## [YOUR OBJECTIVE]
Leave out every picture, then transcribe the rest of the listing exactly.
>> begin GIVEN DATA
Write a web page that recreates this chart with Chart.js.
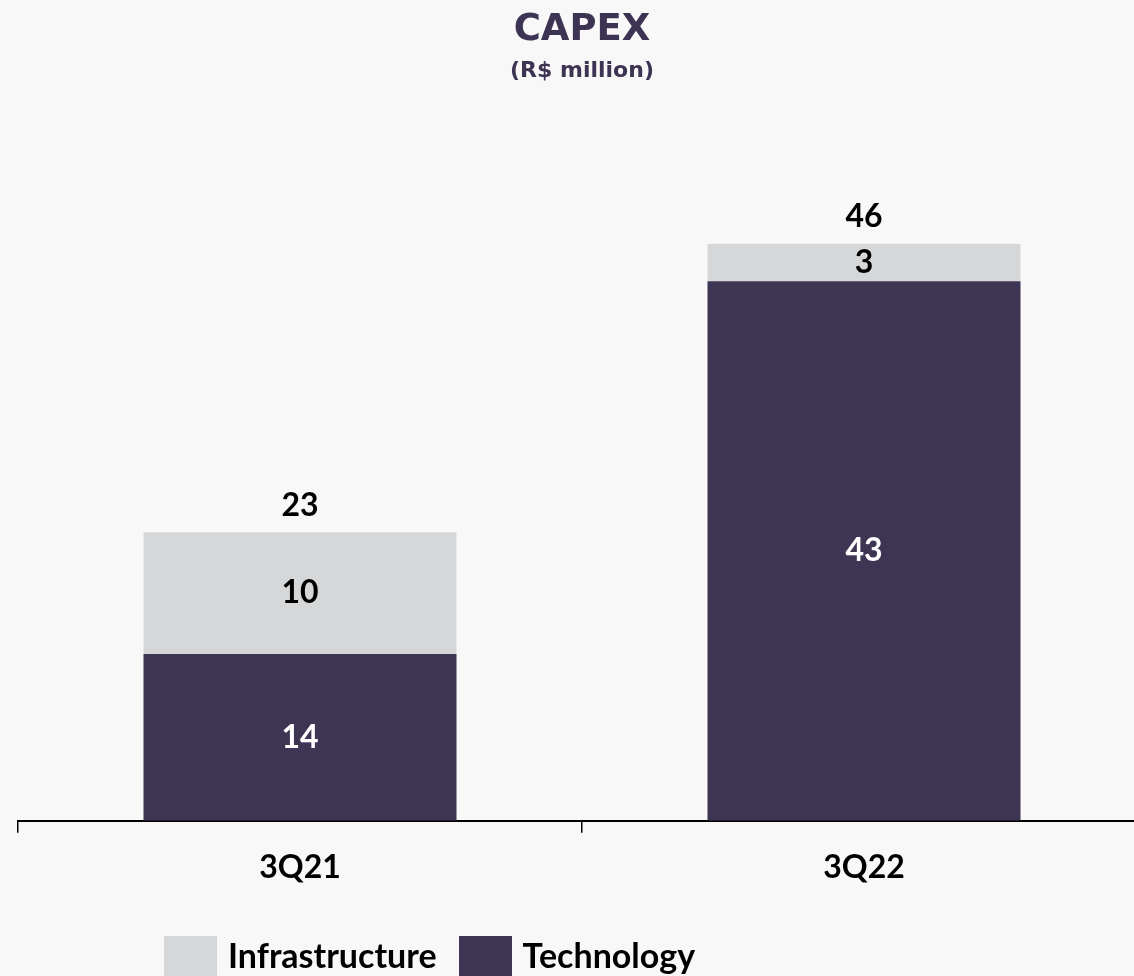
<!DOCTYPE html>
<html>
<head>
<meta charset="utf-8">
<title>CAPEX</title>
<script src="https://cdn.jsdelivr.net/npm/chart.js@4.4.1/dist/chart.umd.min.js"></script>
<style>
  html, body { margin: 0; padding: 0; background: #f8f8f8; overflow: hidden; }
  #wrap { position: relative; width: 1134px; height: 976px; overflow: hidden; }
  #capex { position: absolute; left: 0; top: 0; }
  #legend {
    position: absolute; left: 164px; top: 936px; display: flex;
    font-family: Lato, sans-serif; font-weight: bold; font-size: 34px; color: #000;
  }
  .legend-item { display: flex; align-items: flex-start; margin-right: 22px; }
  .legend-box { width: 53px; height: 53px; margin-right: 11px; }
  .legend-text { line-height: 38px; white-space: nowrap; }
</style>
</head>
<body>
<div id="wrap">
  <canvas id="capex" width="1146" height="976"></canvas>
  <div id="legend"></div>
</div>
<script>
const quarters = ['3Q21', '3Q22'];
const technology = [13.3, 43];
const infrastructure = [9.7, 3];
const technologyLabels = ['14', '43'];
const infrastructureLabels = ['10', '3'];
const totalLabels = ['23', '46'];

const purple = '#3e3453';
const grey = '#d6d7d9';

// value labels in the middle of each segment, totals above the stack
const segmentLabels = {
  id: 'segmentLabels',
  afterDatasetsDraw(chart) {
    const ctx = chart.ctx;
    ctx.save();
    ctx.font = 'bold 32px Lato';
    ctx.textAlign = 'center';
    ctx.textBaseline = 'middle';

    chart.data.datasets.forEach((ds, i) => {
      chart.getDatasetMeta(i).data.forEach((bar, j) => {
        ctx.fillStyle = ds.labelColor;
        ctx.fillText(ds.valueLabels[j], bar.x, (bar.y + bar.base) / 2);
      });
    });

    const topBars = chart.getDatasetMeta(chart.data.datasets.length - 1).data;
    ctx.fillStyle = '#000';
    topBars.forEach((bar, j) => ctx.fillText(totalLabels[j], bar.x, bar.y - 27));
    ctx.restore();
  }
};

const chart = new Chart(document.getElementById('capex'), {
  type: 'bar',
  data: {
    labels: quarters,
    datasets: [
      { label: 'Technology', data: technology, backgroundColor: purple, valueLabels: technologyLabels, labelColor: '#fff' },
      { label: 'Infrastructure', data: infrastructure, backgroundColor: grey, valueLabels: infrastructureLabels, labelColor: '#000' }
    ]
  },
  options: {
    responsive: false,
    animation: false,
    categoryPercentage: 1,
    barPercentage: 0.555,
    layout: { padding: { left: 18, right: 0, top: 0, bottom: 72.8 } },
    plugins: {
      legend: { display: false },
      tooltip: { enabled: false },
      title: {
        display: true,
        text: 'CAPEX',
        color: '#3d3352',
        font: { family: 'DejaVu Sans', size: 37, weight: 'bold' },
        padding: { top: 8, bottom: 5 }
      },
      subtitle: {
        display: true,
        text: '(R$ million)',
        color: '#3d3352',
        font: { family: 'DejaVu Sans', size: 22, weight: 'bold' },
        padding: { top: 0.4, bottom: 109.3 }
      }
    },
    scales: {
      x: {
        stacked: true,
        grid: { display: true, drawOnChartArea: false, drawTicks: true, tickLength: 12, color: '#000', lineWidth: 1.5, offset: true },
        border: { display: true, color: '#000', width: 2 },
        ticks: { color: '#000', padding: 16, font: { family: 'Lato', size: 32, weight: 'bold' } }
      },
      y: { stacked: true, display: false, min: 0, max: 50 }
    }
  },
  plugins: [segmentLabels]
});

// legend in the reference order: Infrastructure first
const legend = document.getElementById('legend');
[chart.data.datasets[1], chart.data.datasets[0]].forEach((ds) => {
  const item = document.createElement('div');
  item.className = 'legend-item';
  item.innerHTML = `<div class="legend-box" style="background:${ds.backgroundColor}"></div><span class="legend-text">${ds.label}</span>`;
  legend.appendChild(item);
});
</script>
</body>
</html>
>> end GIVEN DATA
## [WRITTEN ANSWER]
Write a web page that recreates this chart with Chart.js.
<!DOCTYPE html>
<html>
<head>
<meta charset="utf-8">
<title>CAPEX</title>
<script src="https://cdn.jsdelivr.net/npm/chart.js@4.4.1/dist/chart.umd.min.js"></script>
<style>
  html, body { margin: 0; padding: 0; background: #f8f8f8; overflow: hidden; }
  #wrap { position: relative; width: 1134px; height: 976px; overflow: hidden; }
  #capex { position: absolute; left: 0; top: 0; }
  #legend {
    position: absolute; left: 164px; top: 936px; display: flex;
    font-family: Lato, sans-serif; font-weight: bold; font-size: 34px; color: #000;
  }
  .legend-item { display: flex; align-items: flex-start; margin-right: 22px; }
  .legend-box { width: 53px; height: 53px; margin-right: 11px; }
  .legend-text { line-height: 38px; white-space: nowrap; }
</style>
</head>
<body>
<div id="wrap">
  <canvas id="capex" width="1146" height="976"></canvas>
  <div id="legend"></div>
</div>
<script>
const quarters = ['3Q21', '3Q22'];
const technology = [13.3, 43];
const infrastructure = [9.7, 3];
const technologyLabels = ['14', '43'];
const infrastructureLabels = ['10', '3'];
const totalLabels = ['23', '46'];

const purple = '#3e3453';
const grey = '#d6d7d9';

// value labels in the middle of each segment, totals above the stack
const segmentLabels = {
  id: 'segmentLabels',
  afterDatasetsDraw(chart) {
    const ctx = chart.ctx;
    ctx.save();
    ctx.font = 'bold 32px Lato';
    ctx.textAlign = 'center';
    ctx.textBaseline = 'middle';

    chart.data.datasets.forEach((ds, i) => {
      chart.getDatasetMeta(i).data.forEach((bar, j) => {
        ctx.fillStyle = ds.labelColor;
        ctx.fillText(ds.valueLabels[j], bar.x, (bar.y + bar.base) / 2);
      });
    });

    const topBars = chart.getDatasetMeta(chart.data.datasets.length - 1).data;
    ctx.fillStyle = '#000';
    topBars.forEach((bar, j) => ctx.fillText(totalLabels[j], bar.x, bar.y - 27));
    ctx.restore();
  }
};

const chart = new Chart(document.getElementById('capex'), {
  type: 'bar',
  data: {
    labels: quarters,
    datasets: [
      { label: 'Technology', data: technology, backgroundColor: purple, valueLabels: technologyLabels, labelColor: '#fff' },
      { label: 'Infrastructure', data: infrastructure, backgroundColor: grey, valueLabels: infrastructureLabels, labelColor: '#000' }
    ]
  },
  options: {
    responsive: false,
    animation: false,
    categoryPercentage: 1,
    barPercentage: 0.555,
    layout: { padding: { left: 18, right: 0, top: 0, bottom: 72.8 } },
    plugins: {
      legend: { display: false },
      tooltip: { enabled: false },
      title: {
        display: true,
        text: 'CAPEX',
        color: '#3d3352',
        font: { family: 'DejaVu Sans', size: 37, weight: 'bold' },
        padding: { top: 8, bottom: 5 }
      },
      subtitle: {
        display: true,
        text: '(R$ million)',
        color: '#3d3352',
        font: { family: 'DejaVu Sans', size: 22, weight: 'bold' },
        padding: { top: 0.4, bottom: 109.3 }
      }
    },
    scales: {
      x: {
        stacked: true,
        grid: { display: true, drawOnChartArea: false, drawTicks: true, tickLength: 12, color: '#000', lineWidth: 1.5, offset: true },
        border: { display: true, color: '#000', width: 2 },
        ticks: { color: '#000', padding: 16, font: { family: 'Lato', size: 32, weight: 'bold' } }
      },
      y: { stacked: true, display: false, min: 0, max: 50 }
    }
  },
  plugins: [segmentLabels]
});

// legend in the reference order: Infrastructure first
const legend = document.getElementById('legend');
[chart.data.datasets[1], chart.data.datasets[0]].forEach((ds) => {
  const item = document.createElement('div');
  item.className = 'legend-item';
  item.innerHTML = `<div class="legend-box" style="background:${ds.backgroundColor}"></div><span class="legend-text">${ds.label}</span>`;
  legend.appendChild(item);
});
</script>
</body>
</html>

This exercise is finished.